Small Steps: The Year I Got Polio
- Author: Peg Kehret
- Illustrator: Wyatt Bechdel
- Language: English
- Subject: Polio
- Genre: Memoir
- Published: 1996 (Albert Whitman & Company)
- Publication place: United States
- Pages: 179
- Awards: Dorothy Canfield Fisher Children's Book Award Golden Kite Award Mark Twain Readers Award
- ISBN: 0-8075-7457-0

= Small Steps: The Year I Got Polio =

1996 memoir by Peg Kehret

Small Steps: The Year I Got Polio is a memoir of author Peg Kehret's childhood experience of polio. The book won the Golden Kite Award in 1997.

== Characters==
- Peg: Main character and narrator of the story, diagnosed with polio.
- Karen: Peg's best friend at school
- Tommy: Peg's hospital roommate at University Hospital, in an iron lung.
- Renee: Sheltering Arms roommate, who goes home for Christmas.
- Shirley: Sheltering Arms roommate, who has the worst polio and likes marshmallows. She dies from Polio five years after the events of the book.
- Alice: Sheltering Arms roommate, who has been there for ten years. Her parents didn't want to take care of her because she was so badly crippled, and she became a ward of the state.
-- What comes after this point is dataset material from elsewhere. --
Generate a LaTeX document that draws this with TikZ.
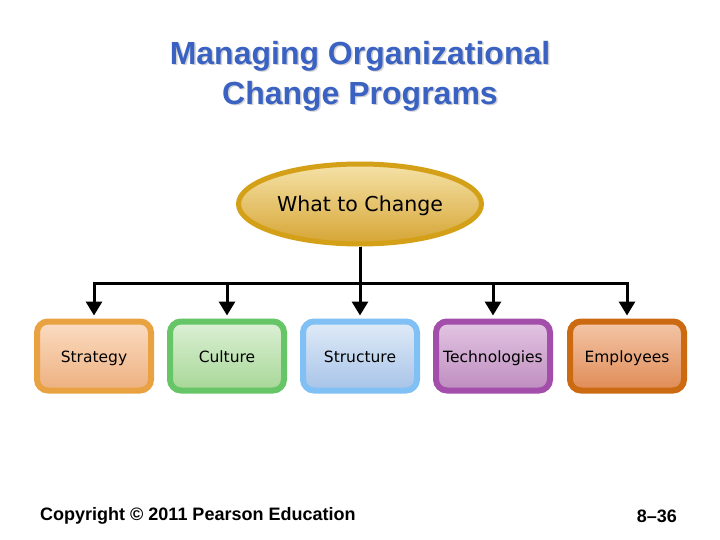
\documentclass[tikz,border=0pt]{standalone}
\usepackage{fontspec}
\setmainfont{Liberation Sans}
\newfontfamily\boxfont{DejaVu Sans}
\usetikzlibrary{arrows.meta,shapes.geometric}
\definecolor{titleblue}{HTML}{3A62C2}
\definecolor{goldline}{HTML}{D4A017}
\definecolor{goldtop}{HTML}{F5E2A8}
\definecolor{goldbot}{HTML}{D6A534}
\definecolor{c1line}{HTML}{E9A242}\definecolor{c1top}{HTML}{FBDCC2}\definecolor{c1bot}{HTML}{EDB07F}
\definecolor{c2line}{HTML}{66C566}\definecolor{c2top}{HTML}{DDF0D6}\definecolor{c2bot}{HTML}{A6D796}
\definecolor{c3line}{HTML}{80C0F5}\definecolor{c3top}{HTML}{E0EBF7}\definecolor{c3bot}{HTML}{A7C3E8}
\definecolor{c4line}{HTML}{A24EAA}\definecolor{c4top}{HTML}{E3C5E3}\definecolor{c4bot}{HTML}{BE8DBF}
\definecolor{c5line}{HTML}{CC6A12}\definecolor{c5top}{HTML}{F3C6A8}\definecolor{c5bot}{HTML}{E08B55}
\tikzset{
  catbox/.style={line width=6pt, rounded corners=11pt, minimum width=114pt, minimum height=69pt, inner sep=0pt, text height=15pt, text depth=2pt, font=\boxfont\fontsize{15.5}{17}\selectfont, text=black},
  conn/.style={draw=black, line width=3pt},
  arr/.style={conn, -{Triangle[width=16pt,length=14pt]}, shorten >=3pt},
  titletext/.style={font=\bfseries\fontsize{32}{40}\selectfont, align=center},
}
\begin{document}
\begin{tikzpicture}[x=1pt,y=-1pt]
\useasboundingbox (0,0) rectangle (720,540);
\fill[white] (0,0) rectangle (720,540);
% title
\node[titletext, text=black!18] (titleshadow) at (361.5,77.5) {Managing Organizational\\Change Programs};
\node[titletext, text=titleblue] (title) at (360,76) {Managing Organizational\\Change Programs};
% ellipse
\node[ellipse, draw=goldline, line width=5pt, top color=goldtop, bottom color=goldbot, minimum width=243pt, minimum height=80pt, inner sep=0pt, text height=17pt, text depth=2pt, font=\boxfont\fontsize{20.5}{22}\selectfont] (what) at (360,204) {What to Change};
% boxes
\node[catbox, draw=c1line, top color=c1top, bottom color=c1bot] (s1) at (94,356) {Strategy};
\node[catbox, draw=c2line, top color=c2top, bottom color=c2bot] (s2) at (227,356) {Culture};
\node[catbox, draw=c3line, top color=c3top, bottom color=c3bot] (s3) at (360,356) {Structure};
\node[catbox, draw=c4line, top color=c4top, bottom color=c4bot] (s4) at (493,356) {Technologies};
\node[catbox, draw=c5line, top color=c5top, bottom color=c5bot] (s5) at (627,356) {Employees};
% connectors
\coordinate (bus) at (360,283);
\foreach \b in {s1,s2,s3,s4,s5}{
  \draw[arr] (what.south) -- (bus) -| (\b.north);
}
% footer
\node[anchor=west, font=\bfseries\fontsize{18}{20}\selectfont, inner sep=0pt] (copy) at (40,516) {Copyright © 2011 Pearson Education};
\node[anchor=east, font=\bfseries\fontsize{18}{20}\selectfont, inner sep=0pt] (page) at (677,516) {8–36};
\end{tikzpicture}
\end{document}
She dies from cancer in 1993.
- Dorothy: Sheltering Arms roommate, who longs to be in leg braces to go home. She is able to return home because her family builds her a ramp.
- Mrs. Crab: Peg's physical therapist at University Hospital, whom Peg doesn't like. She gives her Torture Time: hot packs and stretching. Peg highly disliked her.
- Art: Peg's older brother whom Dorothy adores. Art is a college student.
- Dr. Bevis: Peg's doctor at University Hospital. Peg promises to walk for him one day.
- Miss. Ballard: Peg's physical therapist at Sheltering Arms that Peg is very fond of and she is also very good friends with Peg's parents.
- Kenny: A boy who plays in the Christmas pageant who helped Peg. He was going to be discharged the day after that.
- Mom: Peg's supportive mother
- Dad: Peg's supportive father
- B.J.: Peg's dog who almost got locked in the basement when she returned home for Christmas.

==Settings==
The story takes place in Peg's school, Peg's house, at the Sheltering Arms, and at the University Hospital beginning in 1949.

==Reception==
Small Steps won the Dorothy Canfield Fisher Children's Book Award, the Golden Kite Award in 1997 and the Mark Twain Readers Award in 1997.